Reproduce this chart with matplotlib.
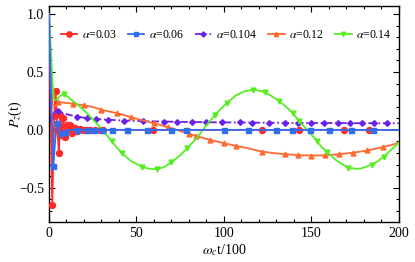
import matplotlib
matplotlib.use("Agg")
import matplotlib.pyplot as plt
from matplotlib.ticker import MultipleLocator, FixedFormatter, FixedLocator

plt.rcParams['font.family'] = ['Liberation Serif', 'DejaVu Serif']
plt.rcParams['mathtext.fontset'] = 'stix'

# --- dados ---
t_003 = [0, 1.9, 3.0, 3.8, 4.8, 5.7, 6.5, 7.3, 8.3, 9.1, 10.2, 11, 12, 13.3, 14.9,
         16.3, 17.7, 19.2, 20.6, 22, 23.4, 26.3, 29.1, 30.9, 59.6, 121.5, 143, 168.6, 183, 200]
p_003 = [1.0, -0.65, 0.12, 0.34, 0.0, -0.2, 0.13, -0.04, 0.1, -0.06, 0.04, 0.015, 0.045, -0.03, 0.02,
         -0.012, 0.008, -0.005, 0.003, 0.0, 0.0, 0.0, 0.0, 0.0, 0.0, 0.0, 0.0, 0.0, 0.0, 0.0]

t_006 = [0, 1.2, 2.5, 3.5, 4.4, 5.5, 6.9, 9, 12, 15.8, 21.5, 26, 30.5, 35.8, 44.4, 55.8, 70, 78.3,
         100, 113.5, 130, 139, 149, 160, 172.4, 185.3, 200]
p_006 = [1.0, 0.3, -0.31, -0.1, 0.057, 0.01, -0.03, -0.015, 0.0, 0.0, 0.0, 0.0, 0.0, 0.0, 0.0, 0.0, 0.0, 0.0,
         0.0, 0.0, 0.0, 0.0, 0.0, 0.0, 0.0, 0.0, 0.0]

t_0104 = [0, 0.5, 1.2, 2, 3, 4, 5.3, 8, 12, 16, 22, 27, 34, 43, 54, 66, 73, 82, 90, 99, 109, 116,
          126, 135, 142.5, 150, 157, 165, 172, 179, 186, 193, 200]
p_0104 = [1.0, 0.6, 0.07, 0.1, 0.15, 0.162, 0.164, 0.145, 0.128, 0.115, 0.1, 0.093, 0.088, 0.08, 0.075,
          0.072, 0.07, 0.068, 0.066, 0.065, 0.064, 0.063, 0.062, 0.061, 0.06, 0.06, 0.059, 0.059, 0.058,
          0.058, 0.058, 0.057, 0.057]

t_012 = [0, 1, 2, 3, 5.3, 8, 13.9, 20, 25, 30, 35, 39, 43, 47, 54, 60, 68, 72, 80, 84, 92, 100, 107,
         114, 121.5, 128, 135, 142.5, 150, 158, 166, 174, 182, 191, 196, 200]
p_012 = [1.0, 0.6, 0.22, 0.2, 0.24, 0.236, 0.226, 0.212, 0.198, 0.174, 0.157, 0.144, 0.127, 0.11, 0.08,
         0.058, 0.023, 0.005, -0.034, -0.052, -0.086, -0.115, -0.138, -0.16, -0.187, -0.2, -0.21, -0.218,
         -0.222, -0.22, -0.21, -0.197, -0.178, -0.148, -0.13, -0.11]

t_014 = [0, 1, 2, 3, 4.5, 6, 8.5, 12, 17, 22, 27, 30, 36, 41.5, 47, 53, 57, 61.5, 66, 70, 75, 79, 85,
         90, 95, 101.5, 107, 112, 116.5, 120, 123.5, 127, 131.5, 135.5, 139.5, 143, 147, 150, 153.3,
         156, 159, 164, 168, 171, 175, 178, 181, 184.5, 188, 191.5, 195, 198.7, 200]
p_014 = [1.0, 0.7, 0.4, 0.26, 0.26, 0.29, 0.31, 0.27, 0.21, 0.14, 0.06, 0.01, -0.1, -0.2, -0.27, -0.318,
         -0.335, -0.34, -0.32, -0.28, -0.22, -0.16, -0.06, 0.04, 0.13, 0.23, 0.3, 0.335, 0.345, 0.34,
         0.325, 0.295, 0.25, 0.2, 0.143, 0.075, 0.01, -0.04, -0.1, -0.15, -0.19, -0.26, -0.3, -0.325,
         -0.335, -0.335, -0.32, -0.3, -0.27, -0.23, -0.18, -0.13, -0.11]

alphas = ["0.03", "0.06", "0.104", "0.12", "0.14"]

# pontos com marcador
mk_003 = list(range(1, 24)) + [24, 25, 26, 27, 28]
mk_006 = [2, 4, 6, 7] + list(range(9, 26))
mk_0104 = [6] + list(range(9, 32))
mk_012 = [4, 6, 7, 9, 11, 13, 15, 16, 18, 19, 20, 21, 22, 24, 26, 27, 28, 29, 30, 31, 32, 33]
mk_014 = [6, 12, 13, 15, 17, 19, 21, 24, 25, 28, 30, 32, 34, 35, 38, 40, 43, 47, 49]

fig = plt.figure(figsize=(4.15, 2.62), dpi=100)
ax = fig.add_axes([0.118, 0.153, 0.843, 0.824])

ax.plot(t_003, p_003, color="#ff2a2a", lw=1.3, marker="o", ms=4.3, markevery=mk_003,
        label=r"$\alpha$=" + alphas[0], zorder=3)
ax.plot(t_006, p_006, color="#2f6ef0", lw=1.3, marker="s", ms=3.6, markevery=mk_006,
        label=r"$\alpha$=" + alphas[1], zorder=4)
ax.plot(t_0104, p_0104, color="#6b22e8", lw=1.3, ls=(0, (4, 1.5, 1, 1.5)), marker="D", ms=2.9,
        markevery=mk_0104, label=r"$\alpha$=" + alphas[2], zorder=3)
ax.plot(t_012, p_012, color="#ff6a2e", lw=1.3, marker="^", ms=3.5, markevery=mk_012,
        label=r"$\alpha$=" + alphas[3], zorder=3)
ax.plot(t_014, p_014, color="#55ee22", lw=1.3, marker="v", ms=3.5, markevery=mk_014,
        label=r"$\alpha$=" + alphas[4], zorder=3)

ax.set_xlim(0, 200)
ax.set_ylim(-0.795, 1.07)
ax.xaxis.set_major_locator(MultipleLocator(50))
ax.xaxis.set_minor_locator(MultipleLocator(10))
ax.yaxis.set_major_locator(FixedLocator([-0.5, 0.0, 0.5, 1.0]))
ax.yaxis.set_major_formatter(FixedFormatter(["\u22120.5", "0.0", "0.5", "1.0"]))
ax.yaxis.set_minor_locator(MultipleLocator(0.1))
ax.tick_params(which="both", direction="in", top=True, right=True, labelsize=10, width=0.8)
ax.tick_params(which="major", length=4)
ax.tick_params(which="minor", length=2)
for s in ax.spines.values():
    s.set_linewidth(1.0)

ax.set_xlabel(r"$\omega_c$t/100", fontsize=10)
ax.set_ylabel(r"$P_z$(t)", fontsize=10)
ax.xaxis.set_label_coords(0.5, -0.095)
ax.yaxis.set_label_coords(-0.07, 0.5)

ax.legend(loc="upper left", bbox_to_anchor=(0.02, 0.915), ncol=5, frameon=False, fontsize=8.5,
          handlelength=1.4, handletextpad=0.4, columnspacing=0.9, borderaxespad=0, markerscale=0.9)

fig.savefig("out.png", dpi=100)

__________

Wherever a line in the data above holds "matplotlib", copy that line.

Reproduce this chart with matplotlib.
import matplotlib
matplotlib.use("Agg")
import matplotlib.pyplot as plt
from matplotlib.ticker import MultipleLocator, FixedFormatter, FixedLocator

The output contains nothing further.